Impact of Green Reporting for Business Valuation Study of Rubber Manufacturing SME in Sri Lanka
Key economic players of Small and Medium Scale Industries are eager to provide final products to meet the market demand. But they are not considering the environmental impact on the manufacturing process. This has resulted in climate change which led to global warming. Several researches have been carried out in this regard and mitigation measures have been introduced, but there is not a semblance of implementation of measures in minimization global disposition through green reporting of carbon dioxide emission level. Hence, this research has been carried out considering how green reposting can lead to derive fair business valuation, by doing a case study in the sphere of rubber manufacture.
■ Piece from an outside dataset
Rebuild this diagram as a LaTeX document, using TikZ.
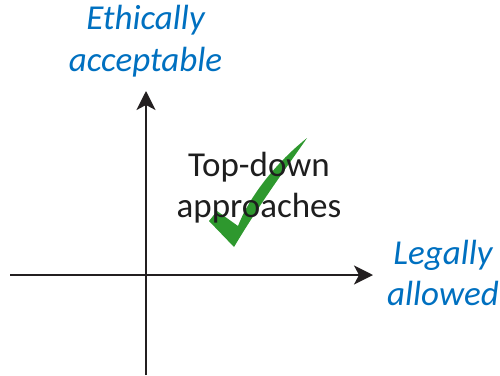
\documentclass[tikz,border=0pt]{standalone}
\usepackage{fontspec}
\setmainfont{Carlito}
\usetikzlibrary{arrows.meta}
\definecolor{axisink}{RGB}{35,31,32}
\definecolor{labelblue}{RGB}{0,112,192}
\definecolor{tickgreen}{RGB}{46,152,46}
\definecolor{textink}{RGB}{30,30,30}
\begin{document}
\begin{tikzpicture}[x=1pt,y=-1pt,
  axisline/.style={draw=axisink,line width=1.8pt,
    -{Stealth[length=19pt,width=19pt,inset=5pt]}},
  axislabel/.style={font=\fontsize{35}{41}\selectfont\itshape,text=labelblue,
    inner sep=0pt,anchor=base},
  quadlabel/.style={font=\fontsize{35}{41}\selectfont,text=textink,
    inner sep=0pt,anchor=base}]
\useasboundingbox (0,0) rectangle (500,375);

% green tick mark, behind the quadrant text
\fill[tickgreen] (209,221) -- (217,211) -- (238,226)
  .. controls (248,200) and (272,166) .. (307,138)
  .. controls (292,160) and (262,200) .. (234,247) -- cycle;

% axes
\coordinate (ybot) at (146,375);
\coordinate (ytop) at (146,91);
\coordinate (xleft) at (10,275);
\coordinate (xright) at (373,275);
\draw[axisline] (ybot) -- (ytop);
\draw[axisline] (xleft) -- (xright);

% axis titles
\node[axislabel] (eth1) at (145.5,29.3) {Ethically};
\node[axislabel] (eth2) at (145.5,71.7) {acceptable};
\node[axislabel] (leg1) at (443,264.5) {Legally};
\node[axislabel] (leg2) at (443,305.7) {allowed};

% quadrant text
\node[quadlabel] (td1) at (259,176) {Top-down};
\node[quadlabel] (td2) at (259,217) {approaches};
\end{tikzpicture}
\end{document}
This case study is carried out by applying the net asset value method. Findings have revealed that, energy consumption is associated at the rubber mill itself and emissions connected to productivity of kW/H of energy consumption and emissions from the production of rubber band amounting 1.67 ton CO2-eq/ton product. There is a vital finding from this research — mainly there is no record of environmental impact due to manufacturing process to derive fair business valuation—. Any business valuer could directly benefit from these findings in order to derive fair business valuation methods of price to earnings ratio, net asset value and net present value through green reporting to minimize global warming potential. Also policy makers can develop processes to promote the green reporting as a mandatory requirement for business valuation.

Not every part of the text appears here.